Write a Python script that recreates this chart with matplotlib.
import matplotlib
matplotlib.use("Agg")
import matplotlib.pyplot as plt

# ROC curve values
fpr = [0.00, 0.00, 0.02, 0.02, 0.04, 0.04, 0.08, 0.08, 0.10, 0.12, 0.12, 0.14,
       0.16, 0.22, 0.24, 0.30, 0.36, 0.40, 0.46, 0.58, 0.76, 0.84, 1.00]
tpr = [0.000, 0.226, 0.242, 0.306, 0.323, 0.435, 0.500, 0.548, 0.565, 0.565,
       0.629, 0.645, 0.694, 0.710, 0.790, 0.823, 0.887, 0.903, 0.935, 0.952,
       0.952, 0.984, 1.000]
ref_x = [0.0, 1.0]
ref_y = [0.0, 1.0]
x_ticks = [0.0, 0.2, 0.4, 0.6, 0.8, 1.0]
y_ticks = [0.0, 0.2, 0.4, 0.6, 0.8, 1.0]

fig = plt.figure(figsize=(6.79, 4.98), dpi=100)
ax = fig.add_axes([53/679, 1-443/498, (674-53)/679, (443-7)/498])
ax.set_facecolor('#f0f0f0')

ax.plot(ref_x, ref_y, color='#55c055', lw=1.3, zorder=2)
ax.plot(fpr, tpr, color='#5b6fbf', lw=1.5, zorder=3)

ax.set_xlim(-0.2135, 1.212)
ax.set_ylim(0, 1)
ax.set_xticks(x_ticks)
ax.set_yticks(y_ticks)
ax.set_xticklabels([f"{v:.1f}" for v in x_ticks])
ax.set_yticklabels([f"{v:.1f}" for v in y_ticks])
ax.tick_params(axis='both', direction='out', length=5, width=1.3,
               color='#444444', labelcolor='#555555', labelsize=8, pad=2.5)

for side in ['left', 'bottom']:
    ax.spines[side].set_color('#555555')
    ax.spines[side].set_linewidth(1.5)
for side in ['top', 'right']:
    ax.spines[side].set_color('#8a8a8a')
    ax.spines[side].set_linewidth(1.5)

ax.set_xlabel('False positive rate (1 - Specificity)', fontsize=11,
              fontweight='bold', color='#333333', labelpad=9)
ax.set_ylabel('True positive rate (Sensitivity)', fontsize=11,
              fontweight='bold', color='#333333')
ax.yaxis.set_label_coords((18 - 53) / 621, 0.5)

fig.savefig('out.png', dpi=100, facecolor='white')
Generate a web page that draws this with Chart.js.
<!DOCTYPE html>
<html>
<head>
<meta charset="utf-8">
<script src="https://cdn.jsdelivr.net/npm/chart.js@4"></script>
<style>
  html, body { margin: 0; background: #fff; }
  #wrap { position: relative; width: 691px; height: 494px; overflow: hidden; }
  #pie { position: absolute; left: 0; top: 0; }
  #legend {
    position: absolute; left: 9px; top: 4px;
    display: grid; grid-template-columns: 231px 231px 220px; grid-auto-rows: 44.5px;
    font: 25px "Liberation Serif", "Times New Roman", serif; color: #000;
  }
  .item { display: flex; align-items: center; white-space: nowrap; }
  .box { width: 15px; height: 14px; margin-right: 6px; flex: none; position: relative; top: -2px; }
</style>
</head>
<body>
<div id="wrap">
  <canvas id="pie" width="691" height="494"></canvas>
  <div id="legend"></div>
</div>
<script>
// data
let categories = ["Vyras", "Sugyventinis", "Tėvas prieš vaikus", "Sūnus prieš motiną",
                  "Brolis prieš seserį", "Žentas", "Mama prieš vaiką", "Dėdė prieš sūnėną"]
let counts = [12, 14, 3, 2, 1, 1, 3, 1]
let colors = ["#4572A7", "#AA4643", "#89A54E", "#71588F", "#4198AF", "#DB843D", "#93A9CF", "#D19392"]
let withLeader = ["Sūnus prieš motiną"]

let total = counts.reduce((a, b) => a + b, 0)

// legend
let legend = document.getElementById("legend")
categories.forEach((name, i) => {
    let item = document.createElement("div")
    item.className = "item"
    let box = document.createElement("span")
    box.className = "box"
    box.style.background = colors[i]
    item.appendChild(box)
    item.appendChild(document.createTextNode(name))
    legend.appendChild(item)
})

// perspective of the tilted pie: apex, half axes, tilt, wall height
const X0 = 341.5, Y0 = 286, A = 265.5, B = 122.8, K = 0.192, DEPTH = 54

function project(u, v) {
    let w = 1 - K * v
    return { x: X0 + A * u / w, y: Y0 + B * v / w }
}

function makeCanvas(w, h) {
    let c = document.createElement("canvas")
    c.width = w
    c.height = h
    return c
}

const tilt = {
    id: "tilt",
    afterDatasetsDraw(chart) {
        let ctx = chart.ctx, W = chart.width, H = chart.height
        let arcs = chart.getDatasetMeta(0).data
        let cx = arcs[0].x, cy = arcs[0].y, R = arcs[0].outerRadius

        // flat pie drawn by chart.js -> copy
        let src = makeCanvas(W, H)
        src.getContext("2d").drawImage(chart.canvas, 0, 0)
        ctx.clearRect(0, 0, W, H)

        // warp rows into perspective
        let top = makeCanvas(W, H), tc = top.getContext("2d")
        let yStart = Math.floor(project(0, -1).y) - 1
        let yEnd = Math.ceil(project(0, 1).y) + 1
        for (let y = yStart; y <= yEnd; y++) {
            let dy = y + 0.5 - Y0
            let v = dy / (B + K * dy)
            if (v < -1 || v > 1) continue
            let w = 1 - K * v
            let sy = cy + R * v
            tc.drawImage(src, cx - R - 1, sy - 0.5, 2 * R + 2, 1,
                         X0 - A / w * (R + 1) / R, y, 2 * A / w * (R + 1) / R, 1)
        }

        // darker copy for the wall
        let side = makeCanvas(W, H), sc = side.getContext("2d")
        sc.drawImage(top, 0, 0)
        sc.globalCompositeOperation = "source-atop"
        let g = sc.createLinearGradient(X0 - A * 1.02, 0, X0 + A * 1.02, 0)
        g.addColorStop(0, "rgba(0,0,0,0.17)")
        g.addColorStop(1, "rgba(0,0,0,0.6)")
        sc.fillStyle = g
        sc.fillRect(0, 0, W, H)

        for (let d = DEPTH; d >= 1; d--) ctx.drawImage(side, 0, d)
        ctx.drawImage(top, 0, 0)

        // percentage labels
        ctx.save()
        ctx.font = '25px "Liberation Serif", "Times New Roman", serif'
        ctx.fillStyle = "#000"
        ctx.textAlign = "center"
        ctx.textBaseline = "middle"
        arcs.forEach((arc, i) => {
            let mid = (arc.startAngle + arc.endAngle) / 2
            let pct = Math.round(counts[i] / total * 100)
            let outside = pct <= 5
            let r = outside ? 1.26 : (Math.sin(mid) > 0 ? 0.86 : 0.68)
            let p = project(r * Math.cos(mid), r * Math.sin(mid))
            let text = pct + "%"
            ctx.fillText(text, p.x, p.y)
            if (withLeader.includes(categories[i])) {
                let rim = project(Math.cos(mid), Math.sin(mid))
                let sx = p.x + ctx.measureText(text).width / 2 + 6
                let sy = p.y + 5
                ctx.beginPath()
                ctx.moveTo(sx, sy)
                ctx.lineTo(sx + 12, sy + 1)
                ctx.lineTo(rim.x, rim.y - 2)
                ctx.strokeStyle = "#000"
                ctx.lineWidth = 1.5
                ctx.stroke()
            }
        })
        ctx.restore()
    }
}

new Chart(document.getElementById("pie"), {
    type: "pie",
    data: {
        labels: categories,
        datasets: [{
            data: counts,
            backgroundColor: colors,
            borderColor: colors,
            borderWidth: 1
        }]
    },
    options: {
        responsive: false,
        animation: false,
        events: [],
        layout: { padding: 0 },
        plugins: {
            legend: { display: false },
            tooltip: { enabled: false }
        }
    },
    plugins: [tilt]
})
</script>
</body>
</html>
- - - - -
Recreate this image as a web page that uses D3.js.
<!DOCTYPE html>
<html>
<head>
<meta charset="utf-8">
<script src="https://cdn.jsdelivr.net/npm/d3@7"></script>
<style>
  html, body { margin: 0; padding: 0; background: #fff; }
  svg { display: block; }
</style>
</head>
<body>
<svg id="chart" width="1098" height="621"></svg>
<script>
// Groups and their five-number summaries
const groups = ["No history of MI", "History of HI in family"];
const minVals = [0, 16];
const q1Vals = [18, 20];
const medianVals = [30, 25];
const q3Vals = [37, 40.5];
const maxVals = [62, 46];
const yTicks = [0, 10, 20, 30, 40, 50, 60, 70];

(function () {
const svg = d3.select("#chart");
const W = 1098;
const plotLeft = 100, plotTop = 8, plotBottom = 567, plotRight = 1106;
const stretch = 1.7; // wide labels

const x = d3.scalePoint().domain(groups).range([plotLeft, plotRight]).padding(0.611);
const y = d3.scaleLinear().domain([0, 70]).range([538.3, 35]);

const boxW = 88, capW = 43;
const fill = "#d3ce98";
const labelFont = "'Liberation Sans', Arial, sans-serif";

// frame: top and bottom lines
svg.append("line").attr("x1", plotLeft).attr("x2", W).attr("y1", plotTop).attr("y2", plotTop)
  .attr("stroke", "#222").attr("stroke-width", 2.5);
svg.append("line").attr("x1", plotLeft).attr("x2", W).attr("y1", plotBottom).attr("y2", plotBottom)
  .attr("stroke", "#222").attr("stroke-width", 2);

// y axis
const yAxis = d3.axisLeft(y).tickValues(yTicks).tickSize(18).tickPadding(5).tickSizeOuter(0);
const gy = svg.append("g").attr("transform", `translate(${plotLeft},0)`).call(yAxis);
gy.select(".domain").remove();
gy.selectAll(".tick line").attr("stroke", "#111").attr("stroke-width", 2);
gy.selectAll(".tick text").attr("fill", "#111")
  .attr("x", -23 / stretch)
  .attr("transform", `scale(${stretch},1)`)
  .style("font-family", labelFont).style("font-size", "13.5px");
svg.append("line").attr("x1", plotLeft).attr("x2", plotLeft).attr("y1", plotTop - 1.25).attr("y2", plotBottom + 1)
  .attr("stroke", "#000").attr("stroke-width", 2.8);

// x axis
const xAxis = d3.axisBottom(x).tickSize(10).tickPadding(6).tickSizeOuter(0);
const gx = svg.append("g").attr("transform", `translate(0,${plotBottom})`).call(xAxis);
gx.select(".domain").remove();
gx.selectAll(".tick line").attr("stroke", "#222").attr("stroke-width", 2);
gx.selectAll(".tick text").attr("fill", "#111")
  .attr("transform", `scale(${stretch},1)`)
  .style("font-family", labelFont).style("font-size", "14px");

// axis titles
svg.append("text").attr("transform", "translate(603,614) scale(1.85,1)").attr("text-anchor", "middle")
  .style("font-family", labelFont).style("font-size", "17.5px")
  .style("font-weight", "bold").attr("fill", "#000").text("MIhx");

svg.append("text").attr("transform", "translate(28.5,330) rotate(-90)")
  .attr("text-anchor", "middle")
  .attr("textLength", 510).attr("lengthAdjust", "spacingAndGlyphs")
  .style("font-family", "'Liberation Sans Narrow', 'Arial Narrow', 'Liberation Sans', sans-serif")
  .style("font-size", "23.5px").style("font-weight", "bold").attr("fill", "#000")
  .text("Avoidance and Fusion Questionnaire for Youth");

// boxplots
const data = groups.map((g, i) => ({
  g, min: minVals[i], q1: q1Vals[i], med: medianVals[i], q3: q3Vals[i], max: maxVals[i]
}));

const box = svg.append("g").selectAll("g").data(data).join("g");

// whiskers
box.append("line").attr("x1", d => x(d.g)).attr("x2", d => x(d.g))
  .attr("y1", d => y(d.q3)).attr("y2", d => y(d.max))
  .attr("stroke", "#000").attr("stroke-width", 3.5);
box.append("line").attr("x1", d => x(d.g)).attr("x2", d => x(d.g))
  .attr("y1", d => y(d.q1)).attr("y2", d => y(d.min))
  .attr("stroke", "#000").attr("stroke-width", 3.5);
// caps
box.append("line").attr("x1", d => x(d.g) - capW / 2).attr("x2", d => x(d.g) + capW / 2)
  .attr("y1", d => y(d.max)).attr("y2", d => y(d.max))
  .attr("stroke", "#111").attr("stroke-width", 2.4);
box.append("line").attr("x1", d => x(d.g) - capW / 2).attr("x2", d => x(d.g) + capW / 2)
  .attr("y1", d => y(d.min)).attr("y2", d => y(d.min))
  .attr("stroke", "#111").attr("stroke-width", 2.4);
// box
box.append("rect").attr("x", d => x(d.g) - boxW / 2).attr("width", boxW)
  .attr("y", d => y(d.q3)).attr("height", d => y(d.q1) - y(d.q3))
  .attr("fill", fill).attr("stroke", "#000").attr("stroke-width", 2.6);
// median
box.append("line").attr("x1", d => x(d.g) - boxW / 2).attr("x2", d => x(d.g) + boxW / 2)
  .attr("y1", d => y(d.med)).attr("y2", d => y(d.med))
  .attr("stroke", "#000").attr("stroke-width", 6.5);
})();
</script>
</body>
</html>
- - - - -
PROBLEM STATEMENT —
Proceeding from the line containing "Write a Python" through the line containing "color='#444444', labelcolor='#555555', labelsize=8, pad=2.5)", transcribe the lines above exactly, both end lines included.

THE ANSWER —
Write a Python script that recreates this chart with matplotlib.
import matplotlib
matplotlib.use("Agg")
import matplotlib.pyplot as plt

# ROC curve values
fpr = [0.00, 0.00, 0.02, 0.02, 0.04, 0.04, 0.08, 0.08, 0.10, 0.12, 0.12, 0.14,
       0.16, 0.22, 0.24, 0.30, 0.36, 0.40, 0.46, 0.58, 0.76, 0.84, 1.00]
tpr = [0.000, 0.226, 0.242, 0.306, 0.323, 0.435, 0.500, 0.548, 0.565, 0.565,
       0.629, 0.645, 0.694, 0.710, 0.790, 0.823, 0.887, 0.903, 0.935, 0.952,
       0.952, 0.984, 1.000]
ref_x = [0.0, 1.0]
ref_y = [0.0, 1.0]
x_ticks = [0.0, 0.2, 0.4, 0.6, 0.8, 1.0]
y_ticks = [0.0, 0.2, 0.4, 0.6, 0.8, 1.0]

fig = plt.figure(figsize=(6.79, 4.98), dpi=100)
ax = fig.add_axes([53/679, 1-443/498, (674-53)/679, (443-7)/498])
ax.set_facecolor('#f0f0f0')

ax.plot(ref_x, ref_y, color='#55c055', lw=1.3, zorder=2)
ax.plot(fpr, tpr, color='#5b6fbf', lw=1.5, zorder=3)

ax.set_xlim(-0.2135, 1.212)
ax.set_ylim(0, 1)
ax.set_xticks(x_ticks)
ax.set_yticks(y_ticks)
ax.set_xticklabels([f"{v:.1f}" for v in x_ticks])
ax.set_yticklabels([f"{v:.1f}" for v in y_ticks])
ax.tick_params(axis='both', direction='out', length=5, width=1.3,
               color='#444444', labelcolor='#555555', labelsize=8, pad=2.5)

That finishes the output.